A must-read of journal entries definition

A must-read of journal entries definition

By Kishana Citadelle
Published: 12/9/21

Are you ready to take on accounting? If you are here then it means that you have taken the first step. Congratulations! Accounting is not easy, but it is very important to keep your finances in check as well as show that the company’s transactions are legitimate when auditing season shows up. And journal entries are no different. It is the first step in the accounting cycle. If none of these ring a bell, no worries Appvizer starts with the journal entries definition below.

Happy read!

What is the journal entries definition?

After one has made a transaction, the use of a journal entry definition is to record your business’ financial transactions using the double entry accounting system in the accounting books, with the exact date, debited and credited amount, the transaction’s description and reference number. Once you’ve entered your business transactions into the journal, you then “post” them to your general ledger, which summarizes the sum of your journal entries.

A software can be used, but the journal entry can also be printed and stored in your accounting transaction’s binder with justification of the entry.

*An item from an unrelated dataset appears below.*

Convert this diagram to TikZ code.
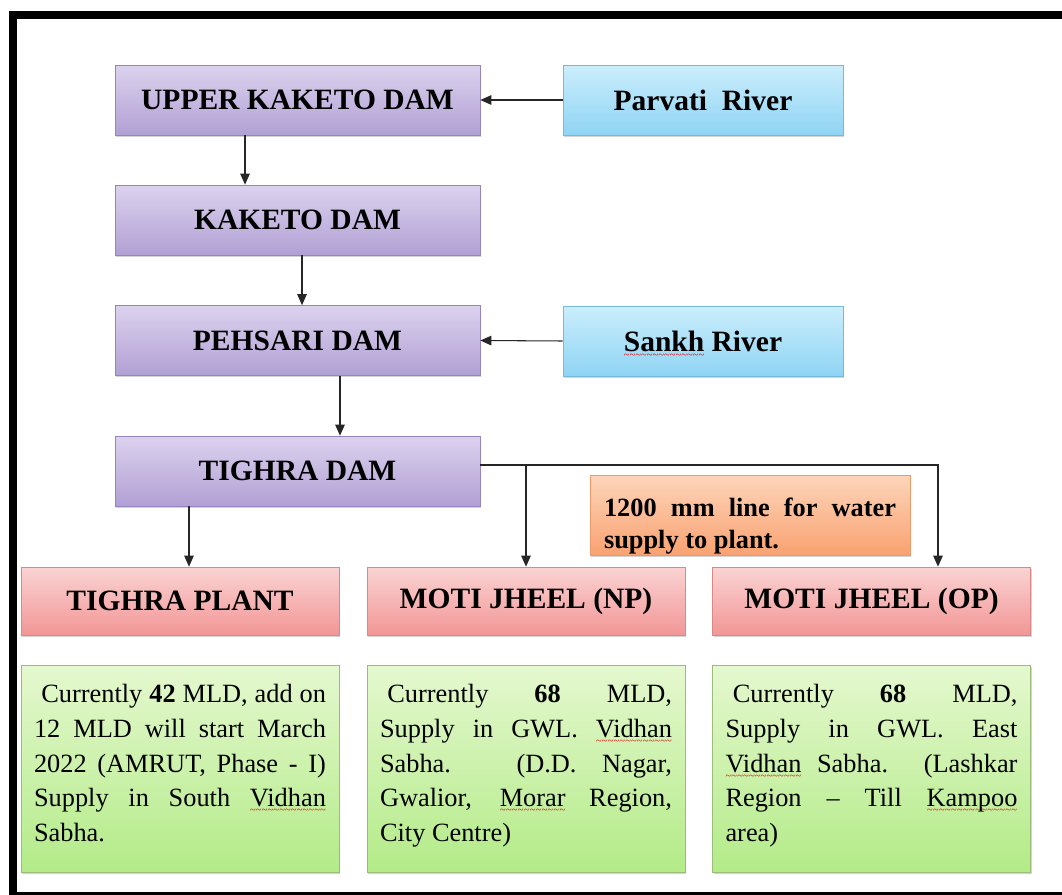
\documentclass[tikz,border=0pt]{standalone}
\usepackage{fontspec}
\setmainfont{Liberation Serif}
\usetikzlibrary{arrows.meta, shadows}

\definecolor{damtop}{HTML}{DCD2EE}
\definecolor{dambot}{HTML}{B1A0D4}
\definecolor{damline}{HTML}{9484C0}
\definecolor{rivertop}{HTML}{CBEEFC}
\definecolor{riverbot}{HTML}{8FD4F4}
\definecolor{riverline}{HTML}{77B9DA}
\definecolor{planttop}{HTML}{FBD3D3}
\definecolor{plantbot}{HTML}{F29696}
\definecolor{plantline}{HTML}{D98888}
\definecolor{infotop}{HTML}{E5F8CF}
\definecolor{infobot}{HTML}{B3EB88}
\definecolor{infoline}{HTML}{9BBD79}
\definecolor{notetop}{HTML}{FDD5BA}
\definecolor{notebot}{HTML}{F9A271}
\definecolor{noteline}{HTML}{EE9B6C}

% red wavy underline, as the spell checker marks words
\newcommand{\spellmark}[1]{\setbox0=\hbox{#1}%
	\rlap{\raisebox{-4pt}[0pt][0pt]{\hbox to \wd0{\color{red!85!black}\fontsize{6}{6}\selectfont\mdseries\xleaders\hbox{\char`\~}\hfill}}}\box0\relax}

\begin{document}
\begin{tikzpicture}[
		x=0.02cm, y=-0.02cm,
		box/.style={draw, inner sep=2pt, font=\fontsize{16.8}{20}\selectfont\bfseries,
			drop shadow={shadow xshift=0.7pt, shadow yshift=-0.9pt, opacity=0.35}},
		dam/.style={box, minimum width=7.3cm, minimum height=1.4cm, top color=damtop, bottom color=dambot, draw=damline},
		river/.style={box, minimum width=5.6cm, minimum height=1.4cm, top color=rivertop, bottom color=riverbot, draw=riverline},
		plant/.style={box, minimum width=6.36cm, minimum height=1.36cm, top color=planttop, bottom color=plantbot, draw=plantline},
		info/.style={box, font=\fontsize{15}{19.8}\selectfont, minimum width=6.36cm, minimum height=4.14cm,
			text width=5.84cm, text height=10.5pt, text depth=85.6pt, align=justify,
			top color=infotop, bottom color=infobot, draw=infoline},
		note/.style={box, font=\fontsize{15}{18}\selectfont\bfseries, minimum width=6.4cm, minimum height=1.6cm,
			inner ysep=0pt, text width=5.84cm, text height=23pt, text depth=20.8pt, align=justify,
			top color=notetop, bottom color=notebot, draw=noteline},
		arr/.style={-{Triangle[length=2.2mm, width=1.9mm]}, line width=0.6pt, black!85}
		]
		
		\clip (0,0) rectangle (1062,895);
		
		% Dams down the left side
		\node[dam] (upper) at (297.5, 100) {UPPER KAKETO DAM};
		\node[dam] (kaketo) at (297.5, 220) {KAKETO DAM};
		\node[dam] (pehsari) at (297.5, 340.5) {PEHSARI DAM};
		\node[dam] (tighra) at (297.5, 471) {TIGHRA DAM};
		
		% Rivers feeding the dams
		\node[river] (parvati) at (703, 100) {Parvati\ \ River};
		\node[river] (sankh) at (703, 341) {\spellmark{Sankh} River};
		
		% Treatment plants
		\foreach \n/\x/\name in {plant/180/TIGHRA PLANT, np/526/MOTI JHEEL (NP), op/871.5/MOTI JHEEL (OP)} {
			\node[plant] (\n) at (\x, 601) {\name};
		}
		
		% Note on the pipeline
		\node[note] (pipe) at (750, 515) {1200 mm line for water\linebreak supply to plant.};
		
		% Supply details under each plant
		\node[info] (plantinfo) at (180, 768.5) {
			\hspace{0.28em}Currently \textbf{42} MLD, add on\linebreak
			12 MLD will start March\linebreak
			2022 (AMRUT, Phase - I)\linebreak
			Supply in South \spellmark{Vidhan}\linebreak
			Sabha.};
		\node[info] (npinfo) at (526, 768.5) {
			\hspace{0.28em}Currently \textbf{68} MLD,\linebreak
			Supply in GWL. \spellmark{Vidhan}\linebreak
			Sabha. (D.D. Nagar,\linebreak
			Gwalior, \spellmark{Morar} Region,\linebreak
			City Centre)};
		\node[info] (opinfo) at (871.5, 768.5) {
			\hspace{0.28em}Currently \textbf{68} MLD,\linebreak
			Supply in GWL. East\linebreak
			\spellmark{Vidhan} Sabha. (Lashkar\linebreak
			Region -- Till \spellmark{Kampoo}\linebreak
			area)};
		
		% Flow between the dams
		\draw[arr] (parvati.west) -- (upper.east);
		\draw[arr] (sankh.west) -- (pehsari.east);
		\draw[arr] ([xshift=-1.05cm]upper.south) -- ([xshift=-1.05cm]kaketo.north);
		\draw[arr] ([xshift=0.09cm]kaketo.south) -- ([xshift=0.09cm]kaketo.south |- pehsari.north);
		\draw[arr] ([xshift=0.85cm]pehsari.south) -- ([xshift=0.85cm]pehsari.south |- tighra.north);
		
		% Flow from Tighra dam to the plants
		\draw[arr] ([xshift=0.18cm]plant.north |- tighra.south) -- ([xshift=0.18cm]plant.north);
		\coordinate (tap) at ([yshift=0.12cm]tighra.east);
		\draw[arr] (tap) -| ([xshift=1.33cm]op.north);
		\draw[arr] (tap -| np.north) -- (np.north);
		
		% Outer frame
		\draw[line width=0.16cm] (13,15.5) rectangle (1090,895.5);
		
	\end{tikzpicture}
\end{document}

Having this information is to help facilitate the auditor's investigation during the end of the accounting year, proving that companies’ financial statements are correct.

What are the types of journal entries?

Each journal entry has a specific data which corresponds to a business transaction. There are 6 types of journal entries:

1. Opening entries

This type of journal entry shows the company’s accounting situation at the beginning of each accounting period or financial year. It contains all the balance sheets accounts with open balance, such as the initial funding for the firm, initial debts that’s been incurred and the assets acquired.

2. Transfer entries

It is to move expenses or income from one account to another. It is usually done when wrong bookings occur in any account. For example, if a company transfers cash from its main account to a subsidiary, it will be represented in the journal by a transfer of the money from one account to the other.

3. Closing entries

It is, as the name says, a journal entry made at the end of an accounting period. It involves the process of eliminating all the temporary accounts to transfer the balances to permanent accounts, and is generally known as closing the books. Furthermore, it helps companies start with a clean slate for the following year. The temporary accounts are income statements that track accounting activity during the ongoing accounting period, whereas the permanent accounts, record accounting activity that lasts longer than an accounting term.

4. Adjusting entries

Adjusting entries are changes to journal entries that were already recorded to make sure that the numbers, revenues and expenses match with the right accounting period. Then, they are entered at the in the general ledger at the end of an accounting period.

5. Compound entries

A compound entry is two or more journal entries entered at the same time, rather than recording and entering them separately. It is to avoid wasting time and keeps the related debits and credits, purposely keep them coupled.

6. Reversing entry

They are done at the beginning of the following period to cancel any entries made priorly that are no longer necessary.

It can be a long and tedious process if entered manually.

How do you write a journal entry?

A journal entry is usually written with an account name and number for both debit and credit. The debit and credit entries and amount go hand in hand, as the amount entered in the debit column must correspond with the amount entered in the credit column.

Therefore, the format of a journal entry is:

Debit Credit
Account name/number $xx,xxx
Account name/number $xx,xxx

Above, we can see that the double-entry bookkeeping method shows that changes occur in both accounts after a transaction has been made.

For example: If a business were to take out a loan, the transaction will be recorded as a debit to the cash account and a credit in the loan's payable account. A debit would increase the cash account (asset) and a credit would increase the loan's payable account (liability

What is included in a journal entry?

Journal entries generally include:

  • A header, which is a descriptor of the entry type, and the date that was entered in the journal
  • a unique numerical identifier or reference number,
  • one or more accounts and transactions amounts that will be debited and the date(s) these debits are made,
  • one or more accounts and amounts the transaction will credit and the date(s) these credits are made,
  • a brief description of the transaction.